Sagacious, owned by Hyperion Farm of Wellington, Florida, became a star for America when Lauren Sammis partnered with the horse to earn team gold and individual silver at the Pan American Games in Rio de Janeiro in 2007.
Six years later, Caroline Roffman, selected as the 2010 International Equestrian Federation Rising Star, became the first American to compete at Under-25 with Sagacious in the prestigious World Equestrian Festival at Aachen, Germany. The pair became reserve champion.
Chase Hickok, also of Wellington, began cshowing Sagacious in the winter of 2014 and this year went to Europe to compete in two major events.
Competing in Europe, Chase said, “was definitely a huge learning curve,” or, as she described it, “eye-opening.”
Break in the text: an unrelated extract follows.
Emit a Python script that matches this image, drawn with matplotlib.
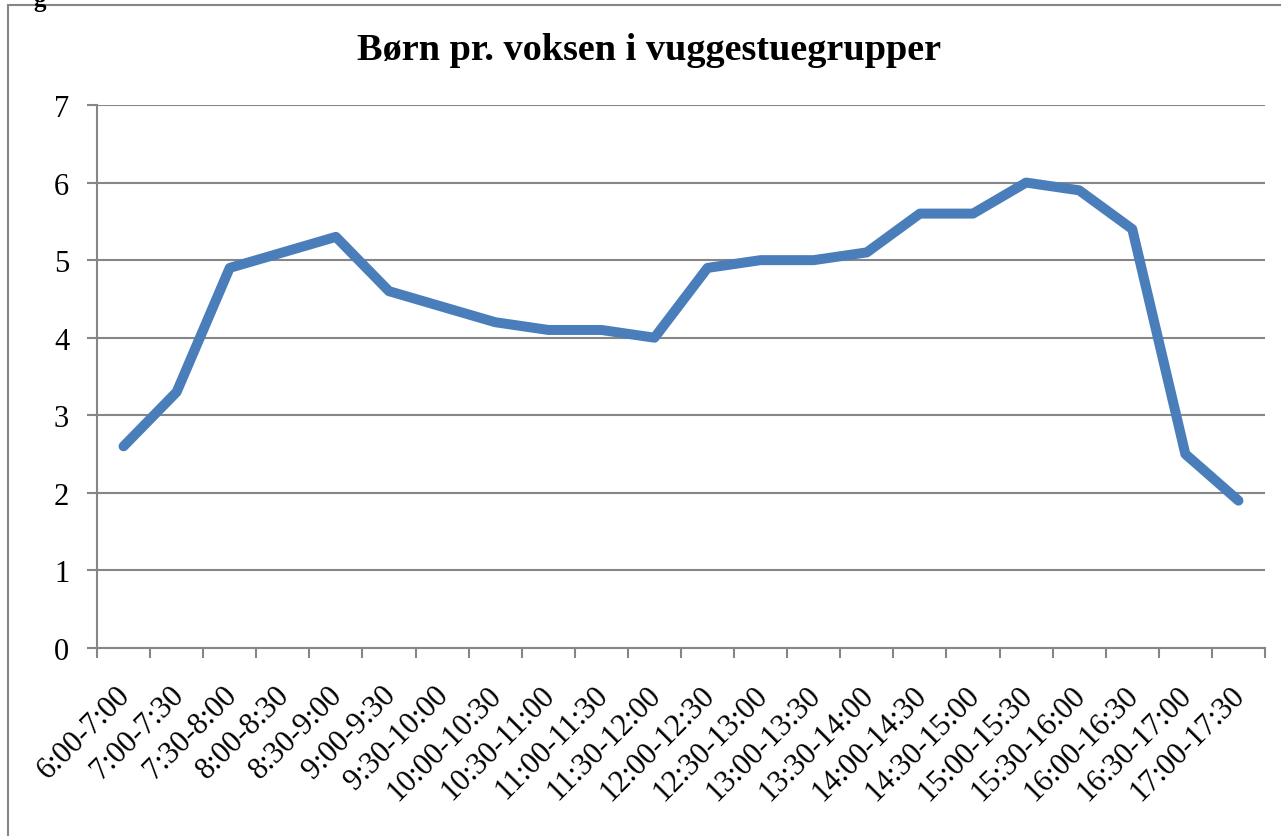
import matplotlib.pyplot as plt
from matplotlib.patches import Rectangle
from matplotlib.transforms import ScaledTranslation

plt.rcParams['font.family'] = ['Liberation Serif', 'DejaVu Serif']

# time slots and children per adult
slots = ["6:00-7:00", "7:00-7:30", "7:30-8:00", "8:00-8:30", "8:30-9:00",
         "9:00-9:30", "9:30-10:00", "10:00-10:30", "10:30-11:00", "11:00-11:30",
         "11:30-12:00", "12:00-12:30", "12:30-13:00", "13:00-13:30", "13:30-14:00",
         "14:00-14:30", "14:30-15:00", "15:00-15:30", "15:30-16:00", "16:00-16:30",
         "16:30-17:00", "17:00-17:30"]
children = [2.6, 3.3, 4.9, 5.1, 5.3, 4.6, 4.4, 4.2, 4.1, 4.1, 4.0,
            4.9, 5.0, 5.0, 5.1, 5.6, 5.6, 6.0, 5.9, 5.4, 2.5, 1.9]

gray = "#868686"

fig = plt.figure(figsize=(12.81, 8.37), dpi=100)
ax = fig.add_axes([97 / 1281, 1 - 649 / 837, 1168 / 1281, 543 / 837])

x = list(range(len(slots)))
ax.plot(x, children, color="#4a7ebb", linewidth=7.2, solid_capstyle="round",
        solid_joinstyle="round", zorder=3)

ax.set_xlim(-0.5, len(slots) - 0.5)
ax.set_ylim(0, 7)
ax.set_yticks(range(0, 8))
ax.yaxis.grid(True, color=gray, linewidth=1.5)
ax.set_axisbelow(True)

# ticks on category boundaries, labels at the centres
ax.set_xticks([i - 0.5 for i in range(len(slots) + 1)])
ax.set_xticklabels([])
ax.set_xticks(x, minor=True)
ax.set_xticklabels(slots, minor=True, rotation=45, ha="right", va="top",
                   rotation_mode="anchor", fontsize=22)
ax.tick_params(axis="x", which="minor", length=0, pad=23)
ax.tick_params(axis="both", which="major", color=gray, width=1.5, length=7,
               labelsize=22)
ax.tick_params(axis="y", pad=13)
shift = ScaledTranslation(-8 / 100, 0, fig.dpi_scale_trans)
for lab in ax.get_xticklabels(minor=True):
    lab.set_transform(lab.get_transform() + shift)

for side in ["top", "right"]:
    ax.spines[side].set_visible(False)
for side in ["left", "bottom"]:
    ax.spines[side].set_color(gray)
    ax.spines[side].set_linewidth(1.5)

fig.text(0.507, 1 - 50 / 837, "Børn pr. voksen i vuggestuegrupper",
         ha="center", va="center", fontsize=27.5, fontweight="bold")

# outer chart border
fig.patches.append(Rectangle((8 / 1281, -0.1), 1.2, 1 - 6 / 837 + 0.1,
                             transform=fig.transFigure, fill=False,
                             edgecolor=gray, linewidth=1.5))
fig.text(33 / 1281, 1.0, "g", ha="left", va="center", fontsize=18,
         fontweight="bold")

fig.savefig("out.png", dpi=100)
Even the Global Dressage Festival in Wellington, the most competitive circuit in the Western Hemisphere, was “nothing compared to what you see in Europe, not just the level of talent and horses but professionalism. I really took it to heart, to step it up a notch to put ourselves on the same playing field.”
For Sierra this was a big leap to move Lux to his first year at Grand Prix.
“He is such a great horse with great training,” she said.
The “training” was first begun by Caroline Roffman who bought Lux at the age of six and trained the horse up to Grand Prix with the intention of accepting an invitation to compete in the Under-25 division at Aachen.
While Carline was in Europe with Her Highness O on the squad from which the 2014 World Games would be chosen, Sierra was riding Lux.
Sierra, she said, had done such a good job with Lux she believed “absolutely the thing to do” was to give her the chance to train and move up with the horse.
Caroline, who will be 26 years old next month, then sold Her Highness O to Denmark. Pie, another horse she owned, was leased to a European-based rider but next year will be ridden by Klendy Muller, the daughter of long-time Wellington-based Dutch rider Kerensa Muller.
“A bit of a change of gears” is the way Caroline describes the change from being a rider that competed in numerous championships to no competition riding.
“I’ve been selling a lot of horses and focusing on training,” she told dressage-news.com.
“For years, I’ve done the Young Horse and Young Rider Championships.
But what happened with her removal from the U.S. World Games team in 2014 was “a hard experience.”
“After that I needed to take a step back,” she said. “I did a lot of showing for a long time. It’s time to focus on bringing up young horses. Ultimately I’ll be back in the ring.”
Her goal now, Caroline said, is to match horses and riders as occurred at these championships.